“Some people think it’s a flaw of the game, not having it online,” says Daniel “KoreanDJ” Jung, an 18-year-old UMass Lowell freshman who’s won nearly $20,000 from the game. “But I think it’s one of the biggest pluses in this. You have to go to people’s houses or they go to your house to play. It’s a very social game, unlike [World of] Warcraft or Halo. Halo, you can just play online — I mean, it’s fun, but it doesn’t have the same feel to it, with the person sitting right next to you. And you can just trash-talk, [say] whatever you want: ‘You suck, that’s right!’ ”
It’s likely that Smash will go online in 2007 with the release of Nintendo Wii’s Super Smash Bros. Brawl. When that happens, the game will become much more popular, but it will probably spell the end of this DIY gaming scene.
“The reason we continue to try to build the Smash community is that it sort of fits our criteria,” says MLG’s Sepso. “It’s developed into a sport because the community is very supportive — and very active — and there’re some great personalities in it who’re their top stars.” Besides, he adds, “That’s where we’re from.”
Saturday night's alright (for fighting)
BUTTON MASHING: Scenes from the Halo 2 competition at MLG New York.
MLG mirrors events in far-flung places like Tokyo Game Action (TGA) in Winchendon, Massachusetts, a sleepy town near the New Hampshire border with a population of less than 10,000. Directions to the Japanese-import arcade cite a nearby pond and bridge as landmarks. After making his way up here from Flushing, Queens, 26-year-old Shankar Tablada puts it this way: “This is East Bum-fugg.”
Set off by basketball courts, semi-deserted buildings, and a battalion of unhinged tractor trailers marshaled behind a barbed-wire fence, TGA was relocated here in June, after a couple years in Woonsocket, Rhode Island. Owner Andrew McGuire says the goal of his gaming center and black-lit bowling alley is “to give kids a realistic alternative to gangs and drugs.” That it is, at least for some. TGA is a local haven of unadulterated youth, with bikes left outside unattended and unlocked, and pre-driving-age boys punctuating their sentences with open-mouthed burps. But TGA also draws people like Tablada from states away: it has arcade-quality Japanese-cabinet versions of fighting games like Street Fighter III: Third Strike, and it’s one of the few New England venues that accommodates Smash.

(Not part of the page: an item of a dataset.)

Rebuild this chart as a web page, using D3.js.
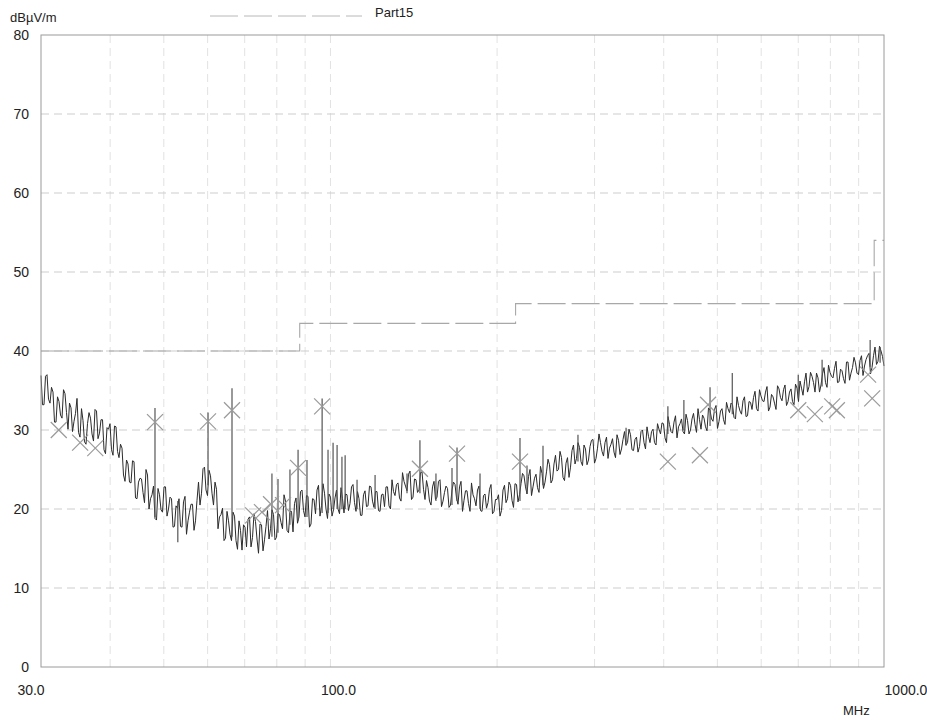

New England is not a Smash locus. (The top five places to play Smash, according to MLG, are Washington, DC; Southern California; New York; Chicago; and Northern California, in that order.) But there are usually tournaments within driving distance on any given weekend: for example, at a Boston University classroom, the University of Rhode Island’s Memorial Union, and Portland, Maine’s Columbia Social & Athletic Club. Basically anywhere kids can find a free, empty room, a GameCube-compatible TV, and neighbors who won’t complain about a bunch of kids gambling away their lunch money.